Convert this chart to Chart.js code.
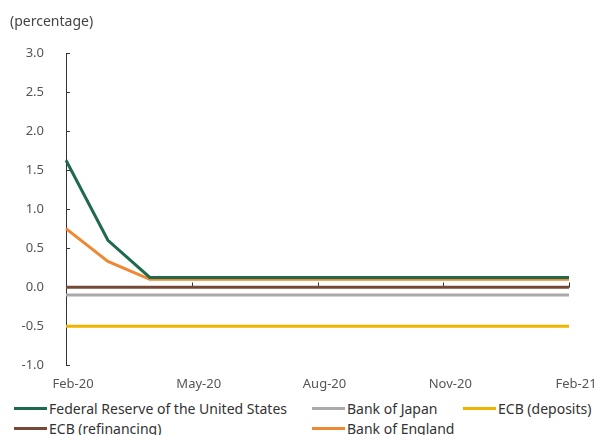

--

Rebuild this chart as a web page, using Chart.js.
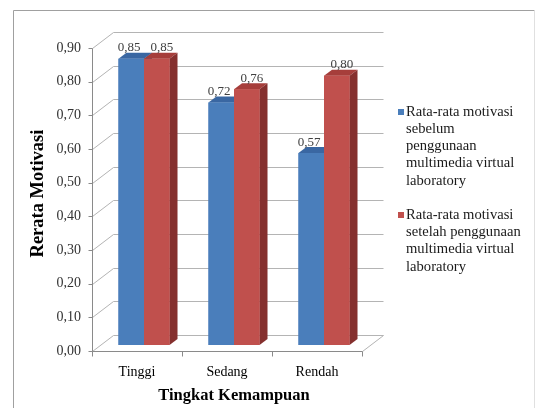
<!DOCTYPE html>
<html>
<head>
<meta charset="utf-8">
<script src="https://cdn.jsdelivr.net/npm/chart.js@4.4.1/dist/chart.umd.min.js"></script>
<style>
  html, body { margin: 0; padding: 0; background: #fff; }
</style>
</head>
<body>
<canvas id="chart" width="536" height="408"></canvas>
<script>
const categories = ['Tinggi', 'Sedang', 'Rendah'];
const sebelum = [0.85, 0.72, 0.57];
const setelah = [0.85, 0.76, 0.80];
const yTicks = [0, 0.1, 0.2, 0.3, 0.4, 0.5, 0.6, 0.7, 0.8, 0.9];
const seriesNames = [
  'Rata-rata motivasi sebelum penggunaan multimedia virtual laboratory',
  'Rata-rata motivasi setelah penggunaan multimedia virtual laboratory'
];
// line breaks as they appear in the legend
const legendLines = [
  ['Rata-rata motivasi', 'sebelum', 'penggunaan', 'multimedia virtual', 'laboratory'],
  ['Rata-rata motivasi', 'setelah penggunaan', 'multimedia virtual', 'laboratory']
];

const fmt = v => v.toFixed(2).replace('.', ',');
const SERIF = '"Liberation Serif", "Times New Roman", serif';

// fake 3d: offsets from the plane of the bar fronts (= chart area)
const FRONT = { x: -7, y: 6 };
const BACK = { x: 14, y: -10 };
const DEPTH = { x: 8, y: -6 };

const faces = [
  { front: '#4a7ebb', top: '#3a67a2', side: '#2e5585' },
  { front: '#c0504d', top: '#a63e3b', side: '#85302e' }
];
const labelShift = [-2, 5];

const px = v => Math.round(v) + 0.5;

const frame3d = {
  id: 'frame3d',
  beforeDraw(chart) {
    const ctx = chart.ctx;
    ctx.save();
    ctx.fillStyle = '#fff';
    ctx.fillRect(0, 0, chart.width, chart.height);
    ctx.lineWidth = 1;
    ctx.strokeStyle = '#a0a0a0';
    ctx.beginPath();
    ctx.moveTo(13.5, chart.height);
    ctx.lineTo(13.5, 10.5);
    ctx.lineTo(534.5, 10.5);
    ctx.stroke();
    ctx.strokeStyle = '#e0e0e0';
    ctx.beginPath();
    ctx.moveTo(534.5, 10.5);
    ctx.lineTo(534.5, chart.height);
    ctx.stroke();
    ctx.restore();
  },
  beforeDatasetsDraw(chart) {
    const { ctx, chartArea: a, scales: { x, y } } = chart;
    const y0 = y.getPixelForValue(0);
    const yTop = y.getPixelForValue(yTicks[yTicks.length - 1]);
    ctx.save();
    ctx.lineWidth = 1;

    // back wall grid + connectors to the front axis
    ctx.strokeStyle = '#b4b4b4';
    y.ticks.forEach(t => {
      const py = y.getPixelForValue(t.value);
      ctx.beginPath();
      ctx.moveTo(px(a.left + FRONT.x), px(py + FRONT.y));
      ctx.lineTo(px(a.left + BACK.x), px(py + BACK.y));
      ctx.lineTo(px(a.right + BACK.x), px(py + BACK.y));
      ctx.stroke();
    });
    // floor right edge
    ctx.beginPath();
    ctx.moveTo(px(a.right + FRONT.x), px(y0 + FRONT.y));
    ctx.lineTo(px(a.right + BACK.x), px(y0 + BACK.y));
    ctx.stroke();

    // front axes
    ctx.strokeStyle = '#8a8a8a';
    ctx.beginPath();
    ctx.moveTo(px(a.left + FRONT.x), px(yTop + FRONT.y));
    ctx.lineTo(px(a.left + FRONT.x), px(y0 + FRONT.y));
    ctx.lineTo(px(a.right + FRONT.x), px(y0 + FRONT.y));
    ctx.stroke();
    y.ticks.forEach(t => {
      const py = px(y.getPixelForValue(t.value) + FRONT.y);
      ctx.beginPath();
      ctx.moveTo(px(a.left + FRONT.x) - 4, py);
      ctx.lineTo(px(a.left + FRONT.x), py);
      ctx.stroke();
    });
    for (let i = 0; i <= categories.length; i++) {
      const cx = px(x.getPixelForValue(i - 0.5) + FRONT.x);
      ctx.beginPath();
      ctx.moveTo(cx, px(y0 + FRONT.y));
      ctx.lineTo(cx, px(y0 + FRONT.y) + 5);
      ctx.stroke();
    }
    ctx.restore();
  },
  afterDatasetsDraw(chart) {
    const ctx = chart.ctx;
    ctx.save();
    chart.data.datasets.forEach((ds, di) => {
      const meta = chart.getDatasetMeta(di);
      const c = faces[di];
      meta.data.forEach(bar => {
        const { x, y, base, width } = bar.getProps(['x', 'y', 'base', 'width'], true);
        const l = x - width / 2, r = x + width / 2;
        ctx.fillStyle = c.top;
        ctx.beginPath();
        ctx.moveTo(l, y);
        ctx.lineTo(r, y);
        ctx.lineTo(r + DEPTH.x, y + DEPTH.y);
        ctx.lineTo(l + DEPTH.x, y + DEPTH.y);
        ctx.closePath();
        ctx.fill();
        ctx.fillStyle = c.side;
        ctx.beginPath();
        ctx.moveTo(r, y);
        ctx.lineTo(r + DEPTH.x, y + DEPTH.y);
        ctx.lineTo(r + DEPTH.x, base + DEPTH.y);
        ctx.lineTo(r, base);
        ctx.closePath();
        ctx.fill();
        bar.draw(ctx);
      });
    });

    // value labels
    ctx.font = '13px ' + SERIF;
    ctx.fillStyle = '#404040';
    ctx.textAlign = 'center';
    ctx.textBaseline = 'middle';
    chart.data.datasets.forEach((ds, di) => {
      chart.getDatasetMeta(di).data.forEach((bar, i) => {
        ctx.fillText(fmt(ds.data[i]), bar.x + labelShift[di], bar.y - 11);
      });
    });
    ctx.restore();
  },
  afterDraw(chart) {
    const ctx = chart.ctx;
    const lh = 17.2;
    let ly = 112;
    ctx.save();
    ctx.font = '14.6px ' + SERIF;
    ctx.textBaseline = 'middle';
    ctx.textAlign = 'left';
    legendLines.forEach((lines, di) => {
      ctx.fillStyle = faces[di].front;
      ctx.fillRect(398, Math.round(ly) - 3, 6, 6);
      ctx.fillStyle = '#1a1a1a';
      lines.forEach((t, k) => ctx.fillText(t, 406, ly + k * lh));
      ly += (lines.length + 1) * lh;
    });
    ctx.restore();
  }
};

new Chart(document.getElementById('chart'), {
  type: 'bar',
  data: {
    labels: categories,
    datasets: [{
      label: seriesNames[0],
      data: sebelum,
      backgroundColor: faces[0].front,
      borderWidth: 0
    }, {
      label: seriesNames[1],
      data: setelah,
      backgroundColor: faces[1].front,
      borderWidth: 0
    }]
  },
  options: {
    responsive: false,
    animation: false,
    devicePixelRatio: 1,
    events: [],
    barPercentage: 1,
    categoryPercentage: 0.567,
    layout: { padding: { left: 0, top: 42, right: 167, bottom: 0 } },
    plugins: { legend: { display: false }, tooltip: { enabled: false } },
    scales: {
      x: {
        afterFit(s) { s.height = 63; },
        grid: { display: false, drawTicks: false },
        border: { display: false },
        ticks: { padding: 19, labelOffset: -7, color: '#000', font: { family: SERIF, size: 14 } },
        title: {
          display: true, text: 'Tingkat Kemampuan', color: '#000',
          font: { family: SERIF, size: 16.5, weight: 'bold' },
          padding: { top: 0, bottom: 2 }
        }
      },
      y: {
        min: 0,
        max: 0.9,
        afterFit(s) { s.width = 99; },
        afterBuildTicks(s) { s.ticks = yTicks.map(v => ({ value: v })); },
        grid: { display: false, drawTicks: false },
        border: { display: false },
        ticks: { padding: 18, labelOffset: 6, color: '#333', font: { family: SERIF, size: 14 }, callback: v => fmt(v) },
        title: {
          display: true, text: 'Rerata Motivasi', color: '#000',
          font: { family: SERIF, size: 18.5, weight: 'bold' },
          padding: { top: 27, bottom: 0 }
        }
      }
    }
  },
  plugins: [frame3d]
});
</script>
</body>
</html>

--

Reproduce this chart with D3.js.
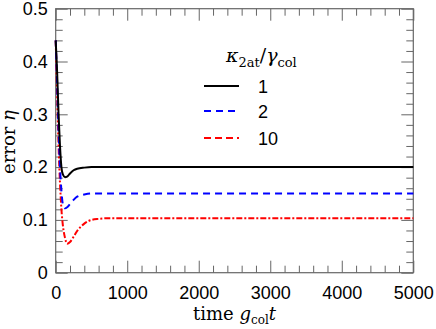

Short task -> Find how many lines of the entries contain "this". Respond with the number only.

Response to the exercise -> 3